> **DATA SHOWN**:
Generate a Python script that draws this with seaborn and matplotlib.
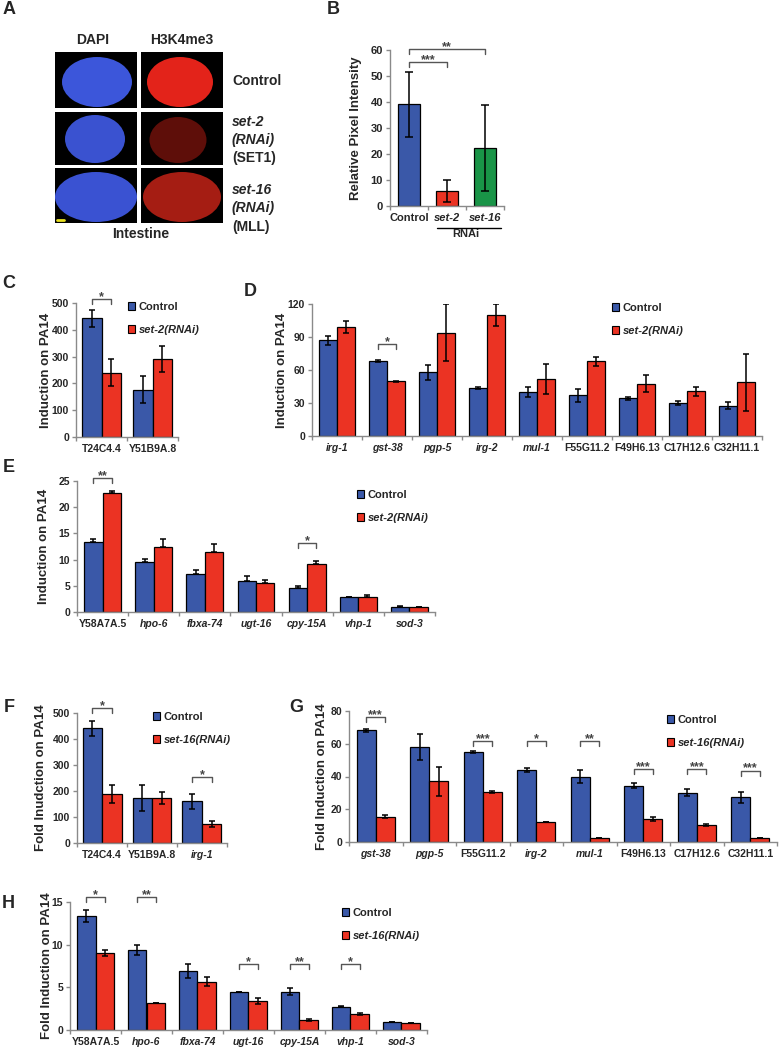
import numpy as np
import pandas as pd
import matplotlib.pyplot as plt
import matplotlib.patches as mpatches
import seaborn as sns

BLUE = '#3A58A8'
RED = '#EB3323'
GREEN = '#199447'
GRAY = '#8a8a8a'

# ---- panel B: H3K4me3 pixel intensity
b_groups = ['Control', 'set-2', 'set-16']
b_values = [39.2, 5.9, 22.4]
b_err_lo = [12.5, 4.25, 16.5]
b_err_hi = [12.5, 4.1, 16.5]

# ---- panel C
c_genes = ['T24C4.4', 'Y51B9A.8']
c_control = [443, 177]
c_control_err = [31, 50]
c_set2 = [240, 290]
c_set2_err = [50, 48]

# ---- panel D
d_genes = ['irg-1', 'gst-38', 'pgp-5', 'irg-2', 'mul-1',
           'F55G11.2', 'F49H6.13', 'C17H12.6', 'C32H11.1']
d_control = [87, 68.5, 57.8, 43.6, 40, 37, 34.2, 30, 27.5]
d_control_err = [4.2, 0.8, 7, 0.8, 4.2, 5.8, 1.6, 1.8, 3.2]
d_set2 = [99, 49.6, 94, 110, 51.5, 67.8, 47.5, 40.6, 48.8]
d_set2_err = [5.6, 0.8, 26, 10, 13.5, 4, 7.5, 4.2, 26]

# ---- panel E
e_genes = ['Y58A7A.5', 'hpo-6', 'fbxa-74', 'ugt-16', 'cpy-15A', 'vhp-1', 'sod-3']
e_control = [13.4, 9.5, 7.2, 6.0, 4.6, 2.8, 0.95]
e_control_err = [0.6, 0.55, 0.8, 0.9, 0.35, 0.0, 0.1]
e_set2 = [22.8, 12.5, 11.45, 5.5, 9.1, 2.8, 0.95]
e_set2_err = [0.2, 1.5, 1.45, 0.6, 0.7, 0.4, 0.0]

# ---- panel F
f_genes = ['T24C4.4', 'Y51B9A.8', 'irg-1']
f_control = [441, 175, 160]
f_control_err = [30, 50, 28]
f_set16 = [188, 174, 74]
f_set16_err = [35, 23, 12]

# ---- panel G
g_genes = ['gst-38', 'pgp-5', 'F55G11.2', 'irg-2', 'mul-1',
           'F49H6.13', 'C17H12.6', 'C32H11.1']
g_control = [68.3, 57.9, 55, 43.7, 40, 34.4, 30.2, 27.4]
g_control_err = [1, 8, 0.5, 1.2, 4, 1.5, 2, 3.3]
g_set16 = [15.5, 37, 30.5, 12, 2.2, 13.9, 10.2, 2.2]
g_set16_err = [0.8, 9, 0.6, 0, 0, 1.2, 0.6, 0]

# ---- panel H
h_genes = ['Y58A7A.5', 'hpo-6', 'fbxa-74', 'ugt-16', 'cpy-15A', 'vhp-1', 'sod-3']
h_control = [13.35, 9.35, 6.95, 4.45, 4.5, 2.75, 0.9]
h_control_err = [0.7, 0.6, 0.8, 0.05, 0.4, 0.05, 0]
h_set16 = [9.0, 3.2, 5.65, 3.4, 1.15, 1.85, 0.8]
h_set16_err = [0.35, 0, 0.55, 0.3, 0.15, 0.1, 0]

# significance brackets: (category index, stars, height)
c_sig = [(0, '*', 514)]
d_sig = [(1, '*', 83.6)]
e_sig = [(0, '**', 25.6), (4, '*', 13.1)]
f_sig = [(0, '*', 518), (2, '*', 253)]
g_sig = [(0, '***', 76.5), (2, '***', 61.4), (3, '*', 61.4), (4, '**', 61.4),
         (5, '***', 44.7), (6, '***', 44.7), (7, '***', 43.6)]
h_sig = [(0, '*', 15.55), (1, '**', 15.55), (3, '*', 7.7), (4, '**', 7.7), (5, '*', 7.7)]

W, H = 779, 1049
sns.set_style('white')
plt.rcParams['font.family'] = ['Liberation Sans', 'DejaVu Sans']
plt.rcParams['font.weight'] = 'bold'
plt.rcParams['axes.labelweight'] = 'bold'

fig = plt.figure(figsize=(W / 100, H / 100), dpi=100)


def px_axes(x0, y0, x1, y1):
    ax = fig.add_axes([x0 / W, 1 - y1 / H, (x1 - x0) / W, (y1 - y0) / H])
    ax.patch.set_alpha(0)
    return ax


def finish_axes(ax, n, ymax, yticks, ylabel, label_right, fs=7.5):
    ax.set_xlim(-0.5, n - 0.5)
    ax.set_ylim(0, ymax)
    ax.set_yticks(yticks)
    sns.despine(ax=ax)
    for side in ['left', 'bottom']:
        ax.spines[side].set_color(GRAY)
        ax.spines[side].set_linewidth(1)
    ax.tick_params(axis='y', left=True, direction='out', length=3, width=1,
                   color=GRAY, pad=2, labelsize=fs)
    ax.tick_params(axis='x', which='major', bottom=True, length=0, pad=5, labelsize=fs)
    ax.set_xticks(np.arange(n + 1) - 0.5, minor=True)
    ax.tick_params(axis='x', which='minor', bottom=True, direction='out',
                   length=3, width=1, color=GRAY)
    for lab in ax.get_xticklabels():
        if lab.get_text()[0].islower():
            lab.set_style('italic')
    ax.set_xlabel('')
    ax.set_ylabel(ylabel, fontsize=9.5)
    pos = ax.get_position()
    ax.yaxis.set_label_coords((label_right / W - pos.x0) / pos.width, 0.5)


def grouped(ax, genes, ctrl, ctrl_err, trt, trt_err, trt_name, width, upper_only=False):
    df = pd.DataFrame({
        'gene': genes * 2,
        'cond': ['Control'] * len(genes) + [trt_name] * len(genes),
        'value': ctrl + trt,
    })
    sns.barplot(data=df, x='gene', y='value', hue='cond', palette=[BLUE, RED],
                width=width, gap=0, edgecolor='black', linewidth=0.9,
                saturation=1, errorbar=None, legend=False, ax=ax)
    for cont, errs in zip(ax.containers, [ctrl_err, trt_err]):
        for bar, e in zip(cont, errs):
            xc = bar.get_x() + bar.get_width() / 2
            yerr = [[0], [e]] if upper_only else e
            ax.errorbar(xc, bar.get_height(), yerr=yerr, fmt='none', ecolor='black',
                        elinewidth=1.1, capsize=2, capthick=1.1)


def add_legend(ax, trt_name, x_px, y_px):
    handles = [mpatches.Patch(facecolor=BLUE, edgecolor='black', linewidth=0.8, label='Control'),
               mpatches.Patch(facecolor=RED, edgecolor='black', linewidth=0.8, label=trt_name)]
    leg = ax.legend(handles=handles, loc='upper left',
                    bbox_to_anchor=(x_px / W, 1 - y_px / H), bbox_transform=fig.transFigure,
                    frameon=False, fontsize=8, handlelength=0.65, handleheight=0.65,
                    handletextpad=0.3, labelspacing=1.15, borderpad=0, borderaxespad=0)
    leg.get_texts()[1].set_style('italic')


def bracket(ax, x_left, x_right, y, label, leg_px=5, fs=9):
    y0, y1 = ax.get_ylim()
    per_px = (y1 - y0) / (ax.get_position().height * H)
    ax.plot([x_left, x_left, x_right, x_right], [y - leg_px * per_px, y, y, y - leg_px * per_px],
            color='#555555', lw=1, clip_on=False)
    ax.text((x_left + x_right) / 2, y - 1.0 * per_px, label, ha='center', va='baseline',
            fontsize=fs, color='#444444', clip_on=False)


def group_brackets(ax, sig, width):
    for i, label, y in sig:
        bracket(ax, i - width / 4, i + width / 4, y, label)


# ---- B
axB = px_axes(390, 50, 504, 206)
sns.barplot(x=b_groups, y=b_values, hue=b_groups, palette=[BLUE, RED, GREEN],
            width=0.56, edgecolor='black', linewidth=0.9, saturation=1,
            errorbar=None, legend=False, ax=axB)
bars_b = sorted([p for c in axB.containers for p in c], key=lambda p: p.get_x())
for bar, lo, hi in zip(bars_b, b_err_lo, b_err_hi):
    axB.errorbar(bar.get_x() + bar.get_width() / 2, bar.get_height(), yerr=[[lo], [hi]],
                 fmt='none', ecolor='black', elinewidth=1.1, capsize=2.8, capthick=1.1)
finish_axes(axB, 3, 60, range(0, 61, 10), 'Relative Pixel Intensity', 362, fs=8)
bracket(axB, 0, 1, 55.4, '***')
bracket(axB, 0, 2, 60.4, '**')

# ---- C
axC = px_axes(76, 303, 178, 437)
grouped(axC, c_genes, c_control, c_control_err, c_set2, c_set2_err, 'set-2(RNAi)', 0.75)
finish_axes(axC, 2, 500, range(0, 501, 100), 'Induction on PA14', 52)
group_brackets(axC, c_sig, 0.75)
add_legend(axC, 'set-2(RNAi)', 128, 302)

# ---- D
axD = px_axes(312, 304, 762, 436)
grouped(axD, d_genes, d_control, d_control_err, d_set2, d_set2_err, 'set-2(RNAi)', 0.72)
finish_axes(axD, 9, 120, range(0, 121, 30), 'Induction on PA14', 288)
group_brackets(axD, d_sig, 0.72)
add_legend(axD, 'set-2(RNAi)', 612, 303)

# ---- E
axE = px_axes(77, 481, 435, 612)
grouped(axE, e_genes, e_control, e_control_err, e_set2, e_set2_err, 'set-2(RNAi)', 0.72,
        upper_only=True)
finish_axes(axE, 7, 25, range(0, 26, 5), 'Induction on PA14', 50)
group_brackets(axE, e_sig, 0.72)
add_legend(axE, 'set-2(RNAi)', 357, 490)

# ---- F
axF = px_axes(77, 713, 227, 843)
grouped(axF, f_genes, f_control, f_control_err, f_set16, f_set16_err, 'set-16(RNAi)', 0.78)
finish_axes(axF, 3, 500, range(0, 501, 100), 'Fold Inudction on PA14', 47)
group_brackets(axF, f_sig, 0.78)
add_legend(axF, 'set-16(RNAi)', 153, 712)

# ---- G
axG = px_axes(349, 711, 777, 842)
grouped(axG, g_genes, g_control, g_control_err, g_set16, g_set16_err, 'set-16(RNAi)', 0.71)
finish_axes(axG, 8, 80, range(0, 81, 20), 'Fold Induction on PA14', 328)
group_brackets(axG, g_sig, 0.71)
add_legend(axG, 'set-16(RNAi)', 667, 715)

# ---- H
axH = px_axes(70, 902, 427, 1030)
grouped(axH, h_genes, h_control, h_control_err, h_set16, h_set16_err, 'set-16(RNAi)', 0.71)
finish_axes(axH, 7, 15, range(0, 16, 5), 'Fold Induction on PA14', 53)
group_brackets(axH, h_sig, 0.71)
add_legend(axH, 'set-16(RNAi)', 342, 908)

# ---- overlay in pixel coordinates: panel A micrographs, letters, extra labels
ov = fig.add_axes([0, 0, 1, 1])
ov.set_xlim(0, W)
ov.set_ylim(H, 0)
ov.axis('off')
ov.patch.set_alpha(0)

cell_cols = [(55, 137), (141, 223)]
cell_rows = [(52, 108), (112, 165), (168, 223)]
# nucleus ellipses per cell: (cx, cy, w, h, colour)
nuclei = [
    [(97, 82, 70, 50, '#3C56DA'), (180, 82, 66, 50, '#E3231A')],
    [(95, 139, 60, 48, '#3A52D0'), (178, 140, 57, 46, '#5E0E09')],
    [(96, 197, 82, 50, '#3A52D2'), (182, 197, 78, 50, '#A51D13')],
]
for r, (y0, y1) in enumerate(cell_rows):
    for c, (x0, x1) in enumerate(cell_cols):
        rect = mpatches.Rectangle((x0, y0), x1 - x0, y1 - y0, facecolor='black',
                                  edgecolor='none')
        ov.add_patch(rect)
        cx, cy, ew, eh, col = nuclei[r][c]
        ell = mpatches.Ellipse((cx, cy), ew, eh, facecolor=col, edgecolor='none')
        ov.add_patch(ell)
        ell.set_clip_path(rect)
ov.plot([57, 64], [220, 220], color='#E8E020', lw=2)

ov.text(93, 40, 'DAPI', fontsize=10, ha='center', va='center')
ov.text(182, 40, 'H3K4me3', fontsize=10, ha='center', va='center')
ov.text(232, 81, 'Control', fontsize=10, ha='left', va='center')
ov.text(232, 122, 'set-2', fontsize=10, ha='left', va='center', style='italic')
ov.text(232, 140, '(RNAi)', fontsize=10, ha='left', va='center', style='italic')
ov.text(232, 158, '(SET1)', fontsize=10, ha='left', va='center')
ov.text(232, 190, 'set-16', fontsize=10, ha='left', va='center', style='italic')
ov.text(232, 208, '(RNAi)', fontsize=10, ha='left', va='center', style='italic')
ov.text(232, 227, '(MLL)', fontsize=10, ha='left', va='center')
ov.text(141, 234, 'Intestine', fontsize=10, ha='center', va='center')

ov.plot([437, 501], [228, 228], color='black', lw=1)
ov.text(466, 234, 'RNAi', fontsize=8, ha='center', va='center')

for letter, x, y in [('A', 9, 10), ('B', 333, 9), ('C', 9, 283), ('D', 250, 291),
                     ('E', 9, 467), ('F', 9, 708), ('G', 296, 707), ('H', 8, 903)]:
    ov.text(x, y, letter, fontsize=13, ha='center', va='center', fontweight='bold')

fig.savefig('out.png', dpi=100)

> **WRITTEN PROBLEM**: Leave the pictures out and reproduce exactly the lines from the top of the listing above through the line with "g_set16_err = [0.8, 9, 0.6, 0, 0, 1.2, 0.6, 0]".

> **FINISHED EXERCISE**:
Generate a Python script that draws this with seaborn and matplotlib.
import numpy as np
import pandas as pd
import matplotlib.pyplot as plt
import matplotlib.patches as mpatches
import seaborn as sns

BLUE = '#3A58A8'
RED = '#EB3323'
GREEN = '#199447'
GRAY = '#8a8a8a'

# ---- panel B: H3K4me3 pixel intensity
b_groups = ['Control', 'set-2', 'set-16']
b_values = [39.2, 5.9, 22.4]
b_err_lo = [12.5, 4.25, 16.5]
b_err_hi = [12.5, 4.1, 16.5]

# ---- panel C
c_genes = ['T24C4.4', 'Y51B9A.8']
c_control = [443, 177]
c_control_err = [31, 50]
c_set2 = [240, 290]
c_set2_err = [50, 48]

# ---- panel D
d_genes = ['irg-1', 'gst-38', 'pgp-5', 'irg-2', 'mul-1',
           'F55G11.2', 'F49H6.13', 'C17H12.6', 'C32H11.1']
d_control = [87, 68.5, 57.8, 43.6, 40, 37, 34.2, 30, 27.5]
d_control_err = [4.2, 0.8, 7, 0.8, 4.2, 5.8, 1.6, 1.8, 3.2]
d_set2 = [99, 49.6, 94, 110, 51.5, 67.8, 47.5, 40.6, 48.8]
d_set2_err = [5.6, 0.8, 26, 10, 13.5, 4, 7.5, 4.2, 26]

# ---- panel E
e_genes = ['Y58A7A.5', 'hpo-6', 'fbxa-74', 'ugt-16', 'cpy-15A', 'vhp-1', 'sod-3']
e_control = [13.4, 9.5, 7.2, 6.0, 4.6, 2.8, 0.95]
e_control_err = [0.6, 0.55, 0.8, 0.9, 0.35, 0.0, 0.1]
e_set2 = [22.8, 12.5, 11.45, 5.5, 9.1, 2.8, 0.95]
e_set2_err = [0.2, 1.5, 1.45, 0.6, 0.7, 0.4, 0.0]

# ---- panel F
f_genes = ['T24C4.4', 'Y51B9A.8', 'irg-1']
f_control = [441, 175, 160]
f_control_err = [30, 50, 28]
f_set16 = [188, 174, 74]
f_set16_err = [35, 23, 12]

# ---- panel G
g_genes = ['gst-38', 'pgp-5', 'F55G11.2', 'irg-2', 'mul-1',
           'F49H6.13', 'C17H12.6', 'C32H11.1']
g_control = [68.3, 57.9, 55, 43.7, 40, 34.4, 30.2, 27.4]
g_control_err = [1, 8, 0.5, 1.2, 4, 1.5, 2, 3.3]
g_set16 = [15.5, 37, 30.5, 12, 2.2, 13.9, 10.2, 2.2]
g_set16_err = [0.8, 9, 0.6, 0, 0, 1.2, 0.6, 0]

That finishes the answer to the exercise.